In the 1890’s a purely manual geospatial workflow created a map showing 31 natural oil seeps in Borneo that locals had hand-dug for lamp oil. In 1907, this same map was carried by hand to the offices of an oil company in London. A branch manager in the office liked the map, and three years later Royal Dutch Shell was drilling into what would be the first oil field in Malaysia. These early maps used hand-drawn geologic field observations to support the geospatial oil and gas workflows that are still used today to explore for a new oil field.

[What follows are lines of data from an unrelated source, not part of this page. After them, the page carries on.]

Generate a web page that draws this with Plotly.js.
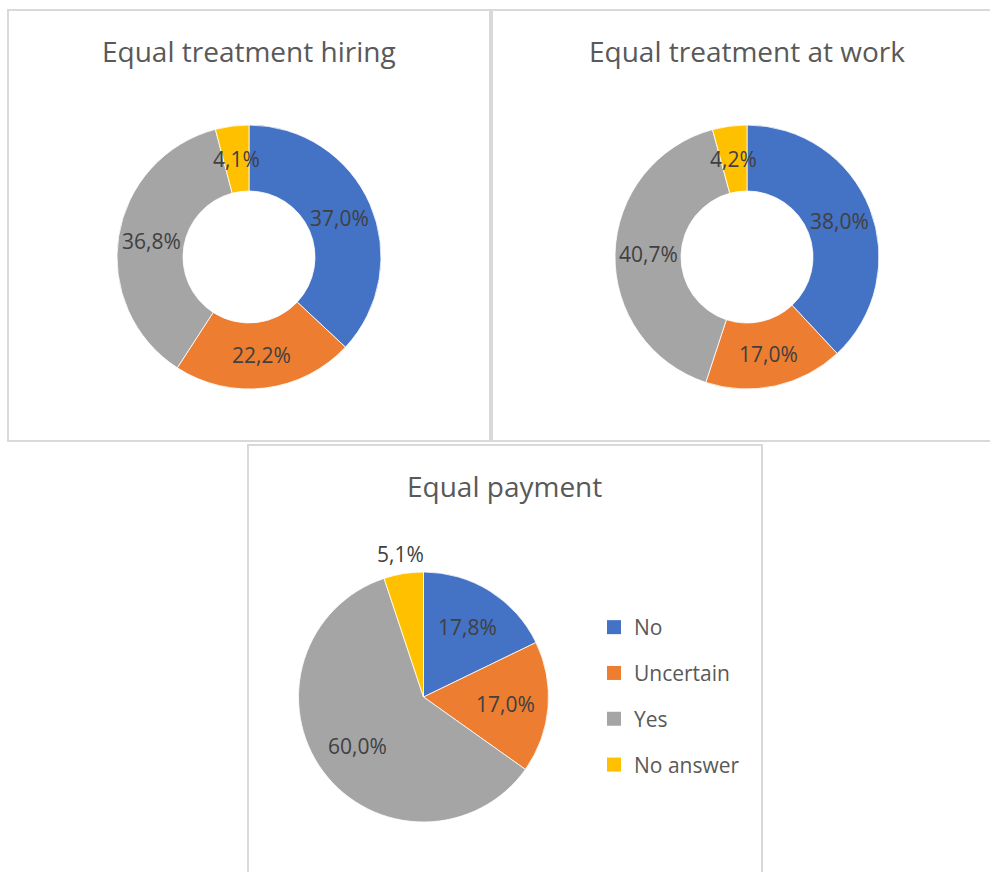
<!DOCTYPE html>
<html>
<head>
<meta charset="utf-8">
<script src="https://cdn.plot.ly/plotly-3.0.1.min.js"></script>
<style>html,body{margin:0;padding:0;background:#fff;}#chart{width:990px;height:872px;}</style>
</head>
<body>
<div id="chart"></div>
<script>
// ---- data ----
const categories = ['No', 'Uncertain', 'Yes', 'No answer'];
const hiringValues = [37.0, 22.2, 36.8, 4.1];
const workValues = [38.0, 17.0, 40.7, 4.2];
const paymentValues = [17.8, 17.0, 60.0, 5.1];
const chartTitles = ['Equal treatment hiring', 'Equal treatment at work', 'Equal payment'];

// ---- style / layout constants ----
const W = 990, H = 872;
const colors = ['#4472C4', '#ED7D31', '#A5A5A5', '#FFC000'];
const FONT = 'Open Sans, Noto Sans, sans-serif';
const charts = [
  {values: hiringValues, cx: 249, cy: 257, r: 132, hole: 0.5, labelR: [0.75, 0.75, 0.75, 0.75], titleX: 249, titleY: 51},
  {values: workValues, cx: 747, cy: 257, r: 132, hole: 0.5, labelR: [0.75, 0.75, 0.75, 0.75], titleX: 747, titleY: 51},
  {values: paymentValues, cx: 423.5, cy: 697, r: 125, hole: 0, labelR: [0.66, 0.66, 0.66, 1.155], titleX: 505, titleY: 486}
];

const px = x => x / W;
const py = y => 1 - y / H;
const fmt = v => v.toFixed(1).replace('.', ',') + '%';

const traces = [];
const annotations = [];

charts.forEach((c, i) => {
  traces.push({
    type: 'pie',
    values: c.values,
    labels: categories,
    sort: false,
    direction: 'clockwise',
    rotation: 0,
    hole: c.hole,
    textinfo: 'none',
    showlegend: false,
    marker: {colors: colors, line: {color: '#ffffff', width: 0.8}},
    domain: {x: [px(c.cx - c.r), px(c.cx + c.r)], y: [py(c.cy + c.r), py(c.cy - c.r)]}
  });
  const total = c.values.reduce((a, b) => a + b, 0);
  let cum = 0;
  c.values.forEach((v, k) => {
    const mid = (cum + v / 2) / total * 2 * Math.PI;
    cum += v;
    const rr = c.r * c.labelR[k];
    annotations.push({
      xref: 'paper', yref: 'paper',
      x: px(c.cx + rr * Math.sin(mid)), y: py(c.cy - rr * Math.cos(mid)),
      xanchor: 'center', yanchor: 'middle', showarrow: false,
      text: fmt(v),
      font: {family: FONT, size: 21, color: '#404040'}
    });
  });
  annotations.push({
    xref: 'paper', yref: 'paper', x: px(c.titleX), y: py(c.titleY),
    xanchor: 'center', yanchor: 'middle', showarrow: false,
    text: chartTitles[i],
    font: {family: FONT, size: 28, color: '#595959'}
  });
});

// legend entries (one per category)
categories.forEach((cat, k) => {
  traces.push({
    type: 'scatter', mode: 'markers', x: [null], y: [null],
    name: cat, legendgroup: 'g' + k, showlegend: true,
    marker: {symbol: 'square', size: 14, color: colors[k]},
    hoverinfo: 'skip'
  });
});

// panel borders
const border = {color: '#d9d9d9', width: 2};
const rect = (x0, y0, x1, y1) => ({type: 'rect', xref: 'paper', yref: 'paper',
  x0: px(x0), x1: px(x1), y0: py(y1), y1: py(y0), line: border, fillcolor: 'rgba(0,0,0,0)', layer: 'below'});
const shapes = [
  rect(8, 10, 490, 441),
  rect(492, 10, 995, 441),
  rect(248, 445, 762, 880)
];

const layout = {
  width: W, height: H,
  margin: {l: 0, r: 0, t: 0, b: 0},
  paper_bgcolor: '#ffffff', plot_bgcolor: 'rgba(0,0,0,0)',
  font: {family: FONT},
  xaxis: {visible: false}, yaxis: {visible: false},
  showlegend: true,
  legend: {
    x: px(594), y: py(607), xanchor: 'left', yanchor: 'top',
    traceorder: 'grouped', tracegroupgap: 15.5,
    font: {family: FONT, size: 21, color: '#595959'},
    bgcolor: 'rgba(0,0,0,0)', borderwidth: 0
  },
  shapes: shapes,
  annotations: annotations
};

Plotly.newPlot('chart', traces, layout, {staticPlot: true, displayModeBar: false});
</script>
</body>
</html>
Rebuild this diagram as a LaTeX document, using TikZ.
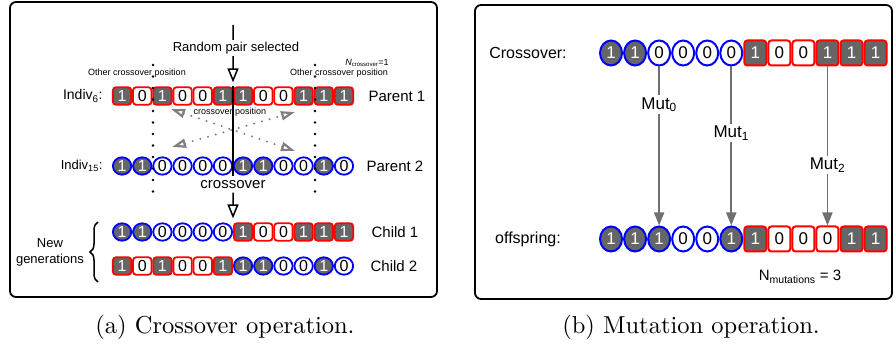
\documentclass[tikz,border=0pt]{standalone}
\usepackage{fontspec}
\setsansfont{Liberation Sans}
\newfontfamily\capfont{lmroman10-regular}[Extension=.otf]
\usetikzlibrary{arrows.meta,shapes.geometric,decorations.pathreplacing}
\definecolor{bitgray}{RGB}{102,102,102}
\definecolor{mutgray}{RGB}{112,112,112}
\newcommand{\fs}[1]{\fontsize{#1}{#1}\selectfont}
\begin{document}
\begin{tikzpicture}[x=1pt,y=-1pt,
    bit/.style={inner sep=0pt,font=\sffamily\fs{16}},
    bit1/.style={fill=bitgray,text=white},
    bit0/.style={fill=white,text=black},
    redbit/.style={bit,rectangle,rounded corners=3pt,draw=red,line width=1.8pt},
    bluebit/.style={bit,ellipse,draw=blue,line width=1.8pt},
    cellA/.style={minimum width=18.4pt,minimum height=17.4pt},
    cellB/.style={minimum width=22pt,minimum height=25pt,line width=2pt,font=\sffamily\fs{17}},
    lbl/.style={font=\sffamily\fs{15}},
    openarrow/.style={line width=1.5pt,-{Triangle[open,length=14pt,width=11pt]}},
    dotline/.style={line width=2.6pt,line cap=round,dash pattern=on 0pt off 11.5pt},
    swapline/.style={draw=gray,line width=2.2pt,line cap=round,dash pattern=on 0pt off 8pt,
        {Triangle[open,length=14pt,width=9pt]}-{Triangle[open,length=14pt,width=9pt]}},
    mut/.style={draw=mutgray,line width=1.8pt,-{Triangle[length=13pt,width=10pt]}},
    mutlbl/.style={fill=white,inner sep=2pt,font=\sffamily\fs{17}},
    panel/.style={line width=1.8pt,rounded corners=6pt}]
    \useasboundingbox (0,0) rectangle (896,347);
    \draw[panel] (10,2) rectangle (437,297);
    \draw[panel] (475,5) rectangle (892,299);

% (a) crossover
    \foreach \bv [count=\i] in {1,0,1,0,0,1,1,0,0,1,1,1}
        \node[redbit,cellA,bit\bv] (p1-\i) at ({112+(\i-0.5)*20.17},96) {\bv};
    \foreach \bv [count=\i] in {1,1,0,0,0,0,1,1,0,0,1,0}
        \node[bluebit,cellA,bit\bv] (p2-\i) at ({112+(\i-0.5)*20.17},166) {\bv};
    \foreach \sh/\bv [count=\i] in {bluebit/1,bluebit/1,bluebit/0,bluebit/0,bluebit/0,bluebit/0,
            redbit/1,redbit/0,redbit/0,redbit/1,redbit/1,redbit/1}
        \node[\sh,cellA,bit\bv] (c1-\i) at ({112+(\i-0.5)*20.17},232) {\bv};
    \foreach \sh/\bv [count=\i] in {redbit/1,redbit/0,redbit/1,redbit/0,redbit/0,redbit/1,
            bluebit/1,bluebit/1,bluebit/0,bluebit/0,bluebit/1,bluebit/0}
        \node[\sh,cellA,bit\bv] (c2-\i) at ({112+(\i-0.5)*20.17},266) {\bv};

    \node[font=\sffamily\fs{14},anchor=east] (ind6) at (106,96) {Indiv\textsubscript{6}:};
    \node[font=\sffamily\fs{13},anchor=east] (ind15) at (106,166) {Indiv\textsubscript{15}:};
    \node[lbl] (par1) at (397,96) {Parent 1};
    \node[lbl] (par2) at (395,166) {Parent 2};
    \node[lbl] (ch1) at (395,232) {Child 1};
    \node[lbl] (ch2) at (394,266) {Child 2};

    \coordinate (start) at (233,25);
    \draw[openarrow,shorten >=4pt] (start) -- (p1-6.north east);
    \node[fill=white,inner sep=1.5pt,font=\sffamily\fs{13}] (rps) at (236,48) {Random pair selected};
    \node[font=\sffamily\fs{9}] (xpos) at (230,112) {crossover position};
    \draw[line width=1.5pt] (p1-6.north east) -- (p2-6.south -| p1-6.north east);
    \node[lbl] (xover) at (233,185) {crossover};
    \draw[openarrow,shorten >=4pt] (xover) -- (c1-7.north west);

    % other positions
    \coordinate (la) at (153,65);
    \coordinate (lb) at (153,195);
    \coordinate (ra) at (315,65);
    \coordinate (rb) at (315,195);
    \draw[dotline] (la) -- (lb);
    \draw[dotline] (ra) -- (rb);
    \node[font=\sffamily\fs{9}] (oleft) at (137,73) {Other crossover position};
    \node[font=\sffamily\fs{9}] (oright) at (339,73) {Other crossover position};
    \node[font=\sffamily\fs{9}] (ncross) at (367,63) {\textit{N}\textsubscript{crossover}=1};

    \coordinate (sa1) at (171,109);
    \coordinate (sa2) at (295,151);
    \coordinate (sb1) at (172,147);
    \coordinate (sb2) at (295,112);
    \draw[swapline] (sa1) -- (sa2);
    \draw[swapline] (sb1) -- (sb2);

    \coordinate (bra) at (98,282);
    \coordinate (brb) at (98,222);
    \draw[line width=1.5pt,decorate,decoration={brace,amplitude=8pt}] (bra) -- (brb);
    \node[align=center,font=\sffamily\fontsize{13}{16}\selectfont] (newgen) at (50,252) {New\\generations};

% (b) mutation
    \foreach \sh/\bv [count=\i] in {bluebit/1,bluebit/1,bluebit/0,bluebit/0,bluebit/0,bluebit/0,
            redbit/1,redbit/0,redbit/0,redbit/1,redbit/1,redbit/1}
        \node[\sh,cellB,bit\bv] (cr-\i) at ({599+(\i-0.5)*24.05},53) {\bv};
    \foreach \sh/\bv [count=\i] in {bluebit/1,bluebit/1,bluebit/1,bluebit/0,bluebit/0,bluebit/1,
            redbit/1,redbit/0,redbit/0,redbit/0,redbit/1,redbit/1}
        \node[\sh,cellB,bit\bv] (os-\i) at ({599+(\i-0.5)*24.05},239) {\bv};
    \node[font=\sffamily\fs{16}] (crlbl) at (528,53) {Crossover:};
    \node[font=\sffamily\fs{16}] (oslbl) at (528,239) {offspring:};

    \draw[mut] (cr-3) -- (os-3) node[mutlbl,pos=0.24] (mut0) {Mut\textsubscript{0}};
    \draw[mut] (cr-6) -- (os-6) node[mutlbl,pos=0.42] (mut1) {Mut\textsubscript{1}};
    \draw[mut] (cr-10) -- (os-10) node[mutlbl,pos=0.62] (mut2) {Mut\textsubscript{2}};
    \node[font=\sffamily\fs{15}] (nmut) at (800,277) {N\textsubscript{mutations} = 3};

% captions
    \node[font=\capfont\fs{24.5}] (capa) at (225,327) {(a) Crossover operation.};
    \node[font=\capfont\fs{24.5}] (capb) at (691,327) {(b) Mutation operation.};
\end{tikzpicture}
\end{document}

Today, as every major petroleum company such as Royal Dutch Shell, Exxon Mobill, BP, Mubadala Petroleum continue to explore for oil and gas in geologic basins around the world, automated geospatial workflows start at the early frontier and basin exploration stage for each of them, bringing geologic and geophysical data together in desktop GIS tools and geoscience interpretation applications. In the case of integrated energy companies like Qatar Petroleum, they can extend all the way to delivery of compressed natural gas to power a metropolitan taxi fleet, using real-time GPS and thematic mapping tools for fleet logistics.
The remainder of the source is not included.